When $$\alpha = 1$$ and $$\beta = 0$$ the characteristic function in standard form is $$\chi(t) = \exp\left(-\left|t\right|\right)$$ for $$t \in \R$$, which is the characteristic function of the standard Cauchy distribution.

Open the special distribution simulator and select the Cauchy distribution. Vary the parameters and note the shape and location of the probability density function. For various values of the parameters, run the simulation 1000 times and compare the empirical density function to the probability density function.
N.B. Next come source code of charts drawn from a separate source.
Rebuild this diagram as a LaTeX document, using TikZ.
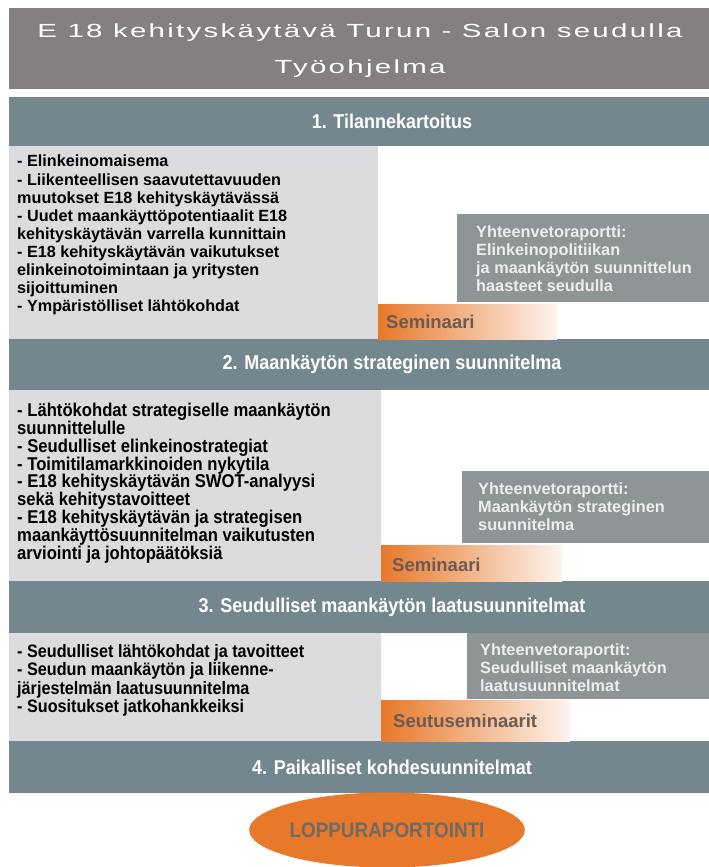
\documentclass[tikz,border=0pt]{standalone}
\usepackage{fontspec}
\setmainfont{Liberation Sans}
\newfontfamily\widefont[FakeStretch=1.55,LetterSpace=12]{Liberation Sans}
\newfontfamily\narrowfont[FakeStretch=0.9]{Liberation Sans}
\usetikzlibrary{shapes.geometric}
\definecolor{headgray}{HTML}{858080}
\definecolor{barslate}{HTML}{74878F}
\definecolor{boxgray}{HTML}{DCDCDF}
\definecolor{sumgray}{HTML}{8F9497}
\definecolor{sumfont}{HTML}{EEEEEE}
\definecolor{semorange}{HTML}{E8782A}
\definecolor{semfont}{HTML}{6B5B52}
\definecolor{endfont}{HTML}{6E6A66}
\begin{document}
\begin{tikzpicture}[x=1pt, y=-1pt,
  headtext/.style={text=white, font=\widefont\fontsize{19}{22}\selectfont},
  bartitle/.style={text=white, font=\narrowfont\bfseries\fontsize{20}{24}\selectfont},
  listtext/.style={anchor=north west, inner sep=0pt, align=left, text=black},
  sumtext/.style={anchor=north west, inner sep=0pt, align=left, text=sumfont, font=\bfseries\fontsize{16.3}{18}\selectfont},
  semtext/.style={anchor=west, inner sep=0pt, text=semfont, font=\bfseries\fontsize{18.5}{20}\selectfont},
  seminar/.style={left color=semorange, middle color=semorange!60, right color=semorange!8}]
  \useasboundingbox (0,0) rectangle (709,867);
  % header
  \fill[headgray] (9,8) rectangle (709,89);
  \node[headtext] (title) at (360,33) {E 18 kehityskäytävä Turun - Salon seudulla};
  \node[headtext] (subtitle) at (360,69) {Työohjelma};
  % phase bars
  \foreach \ya/\yb/\n/\t in {97/146/1/1. Tilannekartoitus, 339/390/2/2. Maankäytön strateginen suunnitelma,
      581/633/3/3. Seudulliset maankäytön laatusuunnitelmat, 741/793/4/4. Paikalliset kohdesuunnitelmat} {
    \fill[barslate] (9,\ya) rectangle (709,\yb);
    \node[bartitle] (phase\n) at (392,{(\ya+\yb)/2}) {\t};
  }
  % task lists
  \foreach \ya/\yb/\xb in {146/339/378, 390/581/381, 633/741/381}
    \fill[boxgray] (9,\ya) rectangle (\xb,\yb);
  \node[listtext, font=\bfseries\fontsize{16.2}{18.1}\selectfont] (list1) at (17,155)
    {- Elinkeinomaisema\\- Liikenteellisen saavutettavuuden\\muutokset E18 kehityskäytävässä\\
     - Uudet maankäyttöpotentiaalit E18\\kehityskäytävän varrella kunnittain\\
     - E18 kehityskäytävän vaikutukset\\elinkeinotoimintaan ja yritysten\\sijoittuminen\\
     - Ympäristölliset lähtökohdat};
  \node[listtext, font=\narrowfont\bfseries\fontsize{18.5}{17.8}\selectfont] (list2) at (17,403)
    {- Lähtökohdat strategiselle maankäytön\\suunnittelulle\\- Seudulliset elinkeinostrategiat\\
     - Toimitilamarkkinoiden nykytila\\- E18 kehityskäytävän SWOT-analyysi\\sekä kehitystavoitteet\\
     - E18 kehityskäytävän ja strategisen\\maankäyttösuunnitelman vaikutusten\\arviointi ja johtopäätöksiä};
  \node[listtext, font=\narrowfont\bfseries\fontsize{18}{18.5}\selectfont] (list3) at (17,644)
    {- Seudulliset lähtökohdat ja tavoitteet\\- Seudun maankäytön ja liikenne-\\
     järjestelmän laatusuunnitelma\\- Suositukset jatkohankkeiksi};
  % summary reports
  \fill[sumgray] (457,214) rectangle (709,302);
  \fill[sumgray] (462,471) rectangle (709,543);
  \fill[sumgray] (467,633) rectangle (709,699);
  \node[sumtext] (sum1) at (476,225)
    {Yhteenvetoraportti:\\Elinkeinopolitiikan\\ja maankäytön suunnittelun\\haasteet seudulla};
  \node[sumtext] (sum2) at (478,482)
    {Yhteenvetoraportti:\\Maankäytön strateginen\\suunnitelma};
  \node[sumtext] (sum3) at (480,643)
    {Yhteenvetoraportit:\\Seudulliset maankäytön\\laatusuunnitelmat};
  % seminars
  \shade[seminar] (378,304) rectangle (557,339);
  \shade[seminar] (381,545) rectangle (562,581);
  \shade[seminar] (381,700) rectangle (570,741);
  \node[semtext] (sem1) at (386,322) {Seminaari};
  \node[semtext] (sem2) at (392,565) {Seminaari};
  \node[semtext] (sem3) at (393,721) {Seutuseminaarit};
  % final report
  \node[ellipse, fill=semorange, minimum width=242pt, minimum height=75pt, inner sep=0pt,
    text=endfont, font=\narrowfont\bfseries\fontsize{21}{24}\selectfont] (final) at (387,830) {LOPPURAPORTOINTI};
\end{tikzpicture}
\end{document}
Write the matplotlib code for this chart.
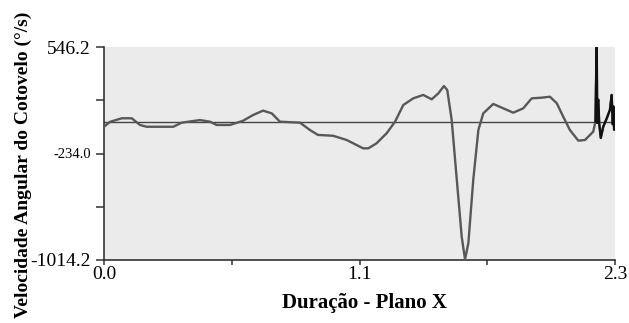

The Lévy distribution is stable with index $$\alpha = \frac{1}{2}$$ and skewness parameter $$\beta = 1$$.

Proof

If $$n \in \N_+$$ and $$(Z_1, Z_2, \ldots, Z_n)$$ is a sequence of independent variables, each with the standard Lévy distribution, then $$Z_1 + Z_2 + \cdots + Z_n$$ has the Lévy distribution scale parameter $$n^2$$. By definition this is the same as the distribution of $$n^2 Z$$ where $$Z$$ has the standard Lévy distribution. Hence the standard Lévy distribution is strictly stable, with index $$\alpha = \frac{1}{2}$$. The Lévy distribution with location parameter $$a \in \R$$ and scale parameter $$b \in (0, \infty)$$ is the distribution of $$a + b Z$$. From our basic properties above, this distribution is stable with index $$\alpha = \frac{1}{2}$$ and centering parameters $$(n - n^2) a$$ for $$n \in \N_+$$.

When $$\alpha = \frac{1}{2}$$ note that $$u_\alpha(t) = \tan\left(\frac{\pi}{4}\right) = 1$$. So the characteristic function in standard form with $$\alpha = \frac{1}{2}$$ and $$\beta = 1$$ is $\chi(t) = \exp\left(-\left|t\right|^{1/2}\left[1 + i \sgn(t)\right]\right)$ which is the characteristic function of the standard Lévy distribution.

Open the special distribution simulator and select the Lévy distribution. Vary the parameters and note the shape and location of the probability density function. For various values of the parameters, run the simulation 1000 times and compare the empirical density function to the probability density function.

The normal, Cauchy, and Lévy distributions are the only stable distributions for which the probability density function is known in closed form.